In the Christmas Kitchen, Jo Pratt and the delicious Kurtis Stone firstly entertained us with some party treats and then the main event – Rick Stein. Rick Stein really was lovely – he seems like a very genuine guy and he just couldn’t stop smiling throughout the whole performance. We had spent approximately two hours in the Christmas Kitchen and by then it was around 1.30pm and we were suprised by how many people seemed to have appeared out of nowhere. Nevertheless we geared ourselves up to try push our way through the crowds. It may be an idea to try and approach the Show in an orderly fashion if you are interested in hitting all the stands – otherwise just go with whatever catches your eye.

Jo Pratt and Kurtis StoneThe Show was definitely an interesting experience allowing us to taste a number of products – a range including cheeses, dips, sauces, jams, sausages, breads, ice-creams (including an interesting Red Hot Chilli number), sweets. A number of times during the Christmas Kitchen reference was made to the fact that the wine side of the Show definitely was seeing more business than the food side of the Show but to me it seemed evenly split.
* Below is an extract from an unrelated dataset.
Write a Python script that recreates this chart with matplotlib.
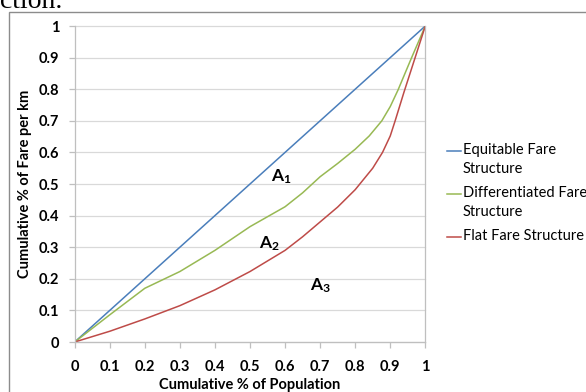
import matplotlib
matplotlib.use("Agg")
import matplotlib.pyplot as plt
from matplotlib.lines import Line2D
from matplotlib.patches import Rectangle

# cumulative share of population vs cumulative share of fare per km
population = [0, 0.1, 0.2, 0.3, 0.4, 0.5, 0.6, 0.7, 0.8, 0.9, 1.0]
equitable = [0, 0.1, 0.2, 0.3, 0.4, 0.5, 0.6, 0.7, 0.8, 0.9, 1.0]

diff_x = [0, 0.1, 0.2, 0.3, 0.4, 0.5, 0.6, 0.65, 0.7, 0.75, 0.8, 0.84, 0.876, 0.9, 0.922, 0.961, 1.0]
differentiated = [0, 0.086, 0.17, 0.223, 0.29, 0.365, 0.428, 0.472, 0.523, 0.565, 0.61, 0.652, 0.7, 0.745, 0.797, 0.9, 1.0]

flat_x = [0, 0.1, 0.2, 0.3, 0.4, 0.5, 0.6, 0.65, 0.7, 0.75, 0.8, 0.85, 0.878, 0.9, 0.914, 0.939, 0.971, 1.0]
flat = [0, 0.034, 0.073, 0.115, 0.165, 0.223, 0.29, 0.333, 0.38, 0.427, 0.482, 0.55, 0.6, 0.652, 0.7, 0.79, 0.9, 1.0]

ticks = [0, 0.1, 0.2, 0.3, 0.4, 0.5, 0.6, 0.7, 0.8, 0.9, 1]
tick_labels = ["0", "0.1", "0.2", "0.3", "0.4", "0.5", "0.6", "0.7", "0.8", "0.9", "1"]

series = [
    ("Equitable Fare\nStructure", "#4A7EBB"),
    ("Differentiated Fare\nStructure", "#98B954"),
    ("Flat Fare Structure", "#BE4B48"),
]

plt.rcParams["font.family"] = ["Lato", "DejaVu Sans"]
plt.rcParams["mathtext.fontset"] = "custom"
plt.rcParams["mathtext.bf"] = "Lato:bold"
plt.rcParams["mathtext.rm"] = "Lato"

W, H = 586, 392
fig = plt.figure(figsize=(W / 100, H / 100), dpi=100)
ax = fig.add_axes([74.7 / W, 1 - 342 / H, 350.6 / W, 316 / H])

ax.plot(population, equitable, color=series[0][1], lw=1.1)
ax.plot(diff_x, differentiated, color=series[1][1], lw=1.1)
ax.plot(flat_x, flat, color=series[2][1], lw=1.1)

ax.set_xlim(0, 1)
ax.set_ylim(0, 1)
ax.set_xticks(ticks)
ax.set_xticklabels(tick_labels, fontweight="bold", fontsize=10.5)
ax.set_yticks(ticks)
ax.set_yticklabels(tick_labels, fontweight="bold", fontsize=10.5)
ax.grid(axis="y", color="#D9D9D9", lw=0.9, clip_on=False)
ax.set_axisbelow(True)
ax.spines["top"].set_visible(False)
for side in ["left", "right", "bottom"]:
    ax.spines[side].set_color("#BFBFBF")
    ax.spines[side].set_linewidth(0.9)
ax.tick_params(axis="both", color="#BFBFBF", length=4, width=0.9)
ax.tick_params(axis="y", pad=7)
ax.tick_params(axis="x", pad=9)

ax.set_xlabel("Cumulative % of Population", fontweight="bold", fontsize=10.5, labelpad=3)
ax.set_ylabel("Cumulative % of Fare per km", fontweight="bold", fontsize=10.5, labelpad=5)

# area labels
ax.text(0.59, 0.523, r"$\mathbf{A_1}$", fontsize=12.5, ha="center", va="center")
ax.text(0.556, 0.31, r"$\mathbf{A_2}$", fontsize=12.5, ha="center", va="center")
ax.text(0.70, 0.177, r"$\mathbf{A_3}$", fontsize=12.5, ha="center", va="center")

# legend entries
rows = [151, 194, 237]
for (label, color), y in zip(series, rows):
    yf = 1 - y / H
    fig.add_artist(Line2D([447 / W, 461 / W], [yf, yf], color=color, lw=1.1))
    fig.text(463 / W, yf + 8 / H, label, fontsize=10.5, va="top", ha="left",
             linespacing=1.45)

# outer chart border
fig.add_artist(Rectangle((9 / W, -0.1), 1.1, 1 - 12 / H + 0.1, transform=fig.transFigure,
                         fill=False, edgecolor="#8C8C8C", lw=1.0))

fig.text(0, 1 - 8 / H, "ction.", family="Liberation Serif", fontsize=20, va="baseline")

fig.savefig("out.png", dpi=100)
Not being a big drinker I thought a visit to the wine side of things was more for completeness than anything – but I did taste some really yummy toffee vodka so it wasn’t a complete waste of time :). Mmmmm.

Overall a nice way to spend a leisurely Saturday.

Harry Potter and the Goblet of Fire

Going to make this a short one. Reviews for this fourth instalment in the series of Harry Potter books have been overwhelmingly positive. However, I think that this movie will only be appealing to those who have read the book (and to be fair there are quite a few of us.) Except for some great special effects I don’t rate the movie as spectacular. Still, it is entertaining enough and decent value for the over two hour screening.